I never see the caste, creed or religion or race of my friends. Friends are friends, though FB friends belong to a separate category, as most of them remain unseen. 

In fact, during my childhood, being brought up in a Muslim dominated area, all our neighbors, except a couple of people were Muslims and they were like an extended family of ours. Our neighbor Hamsa’s children grew on my father’s lap and my friendship with his son Siddique continues. Last time, when I went Palakkad, I stopped my car to hand over a few packets of ‘then kai’, herbal seeds to him. He is one of the two Olavakkode friends who call me by my childhood pet name, ‘Appu’. The other friend is Kamalam, our neighbor and my sisters’s playmate whom I met in New Jersey after a gap of fifty years. 

There were not many Christian families in our area and even during my school education, didn’t have many Christian friends- one person I remember was from Trichur, an egg supplier, who used to entertain me with his flock of ducks, in hundreds. He used to drive them into post -harvest paddy fields filled with rainwater and it was a pleasure to see the white birds swim , though their smell was oppressive. His name was Vargheese. 

C  M Jacob, whom I affectionately call Chakku, my long term colleague and bachelor roommate continues to be my best  Christian friend, though he is a nam-ke- vasthe Nasrani.

 He joined my field unit at Trichur in October 

1959, three months after I joined and  I remember his pose then before me, tall, immaculately dressed in white, neatly combed hair, soft spoken. We travelled together to Hyderabad, our maiden journey outside Kerala and lived in the same hotel for a few days before shifting to Panchavati, our bachelor palace. He remains a bachelor till now at 81,  and going by his nature, is unlikely  to find a Mary or Maria as a playmate, in the near future. I don’t talk about far future.

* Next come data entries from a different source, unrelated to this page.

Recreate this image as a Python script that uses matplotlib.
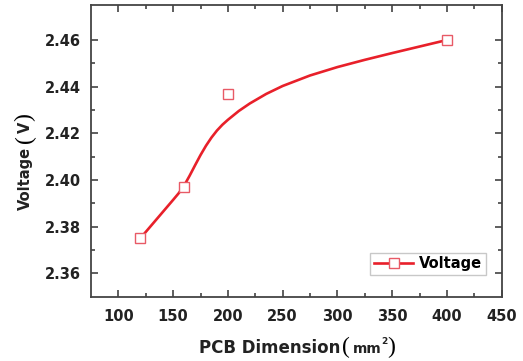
import matplotlib
matplotlib.use('Agg')
import matplotlib.pyplot as plt
from matplotlib.lines import Line2D

# measured points
dim = [120, 160, 200, 400]
volt = [2.375, 2.397, 2.437, 2.460]

# smooth curve
fit_x = [120, 130, 140, 150, 155, 160, 165, 170, 175, 180, 185, 190, 195, 200,
         210, 220, 235, 250, 275, 300, 325, 350, 375, 400]
fit_y = [2.3750, 2.3805, 2.3860, 2.3915, 2.3943, 2.3976, 2.4018, 2.4063, 2.4107,
         2.4147, 2.4182, 2.4212, 2.4237, 2.4258, 2.4296, 2.4328, 2.4369, 2.4403,
         2.4448, 2.4484, 2.4515, 2.4544, 2.4572, 2.4600]

xticks = [100, 150, 200, 250, 300, 350, 400, 450]
yticks = [2.36, 2.38, 2.40, 2.42, 2.44, 2.46]

W, H = 523, 361
fig = plt.figure(figsize=(W / 100, H / 100), dpi=100)
ax = fig.add_axes([91 / W, 1 - 296.7 / H, 410.7 / W, 291.7 / H])

red = '#e8202a'
mk = '#e85a66'
ax.plot(fit_x, fit_y, color=red, lw=1.9, solid_joinstyle='round', zorder=2)
ax.plot(dim, volt, ls='none', marker='s', ms=7, mfc='white', mec=mk, mew=1.0, zorder=3)

ax.set_xlim(75, 450)
ax.set_ylim(2.35, 2.475)
ax.set_xticks(xticks)
ax.set_yticks(yticks)
ax.set_xticks([125, 175, 225, 275, 325, 375, 425], minor=True)
ax.set_yticks([2.37, 2.39, 2.41, 2.43, 2.45], minor=True)
ax.set_yticklabels(['%.2f' % v for v in yticks])

ax.tick_params(which='both', direction='in', top=True, right=True, colors='#333333',
               labelsize=10.5)
ax.tick_params(which='major', length=5, width=1.1)
ax.tick_params(which='minor', length=3, width=1.1)
ax.tick_params(axis='y', pad=7)
ax.tick_params(axis='x', pad=9)
for lab in ax.get_xticklabels() + ax.get_yticklabels():
    lab.set_fontweight('bold')
    lab.set_color('#222222')
for s in ax.spines.values():
    s.set_color('#444444')
    s.set_linewidth(1.3)

handle = Line2D([], [], color=red, lw=1.9, marker='s', ms=7, mfc='white', mec=mk, mew=1.0)
leg = ax.legend([handle], ['Voltage'], loc='lower right', bbox_to_anchor=(0.962, 0.075),
                prop={'weight': 'bold', 'size': 10.5}, fancybox=False, edgecolor='#bbbbbb',
                handlelength=2.7, borderpad=0.25, handletextpad=0.4, borderaxespad=0)
leg.get_frame().set_linewidth(1.0)


def px(x, y):
    return x / W, 1 - y / H


# y label: Voltage(V)
fig.text(*px(25, 178.5), 'Voltage', rotation=90, ha='center', va='center',
         fontsize=10.5, fontweight='bold', color='#222222')
fig.text(*px(25, 139), '(', rotation=90, ha='center', va='center',
         fontsize=17, family='Liberation Serif')
fig.text(*px(25, 127.5), 'V', rotation=90, ha='center', va='center',
         fontsize=10.5, fontweight='bold', color='#222222')
fig.text(*px(25, 117), ')', rotation=90, ha='center', va='center',
         fontsize=17, family='Liberation Serif')

# x label: PCB Dimension(mm2)
fig.text(*px(270, 348), 'PCB Dimension', ha='center', va='center',
         fontsize=12, fontweight='bold', color='#222222')
fig.text(*px(346, 347), '(', ha='center', va='center',
         fontsize=17, family='Liberation Serif')
fig.text(*px(367, 349), 'mm', ha='center', va='center',
         fontsize=10, fontweight='bold', color='#222222')
fig.text(*px(384, 341), '2', ha='center', va='center',
         fontsize=6.5, fontweight='bold', color='#222222')
fig.text(*px(391.5, 347), ')', ha='center', va='center',
         fontsize=17, family='Liberation Serif')

fig.savefig('out.png', dpi=100)
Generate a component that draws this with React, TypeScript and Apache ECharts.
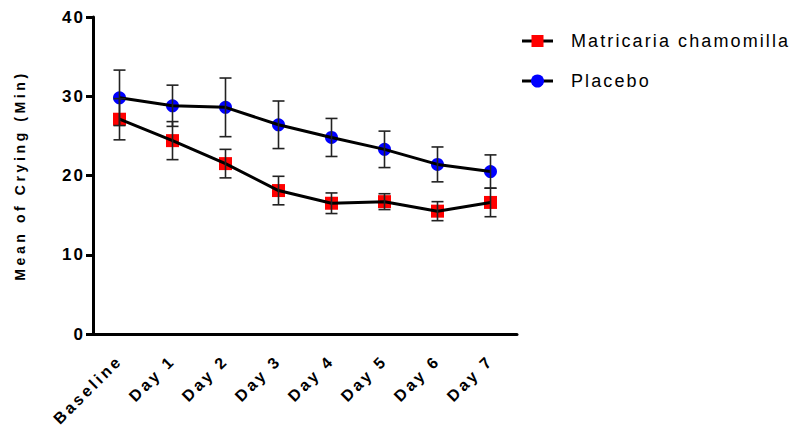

He is amazingly a simple creature, can’t make his coffee and walks to the next restaurant for food, though his health is not in the desired level . A simple and truthful man, though don’t know whether he ever visited a church for prayers. Matters little. 

Happy Christmas to you Chakku. Continue to remain happily till Jesus calls you up for His company.  He needs good guys like you.

I had another colleague and room mate, a much smarter guy, C M manual, whom we called Manachan, who left NIN to join Air India, married an Anglo indian girl, retired as Airport Station Director and joined Jesus to teach him how to love girls and live happily. He was a jolly good fellow, who too never visited a Church till he married. 

At NIN , I had plenty of Christian friends, a few migrated from Connor, like me and Chakku. Most of them have already joined their Yesunathar.

Ultimately what counts is whether you are a good human being or not. Fortunately world is still rich with them.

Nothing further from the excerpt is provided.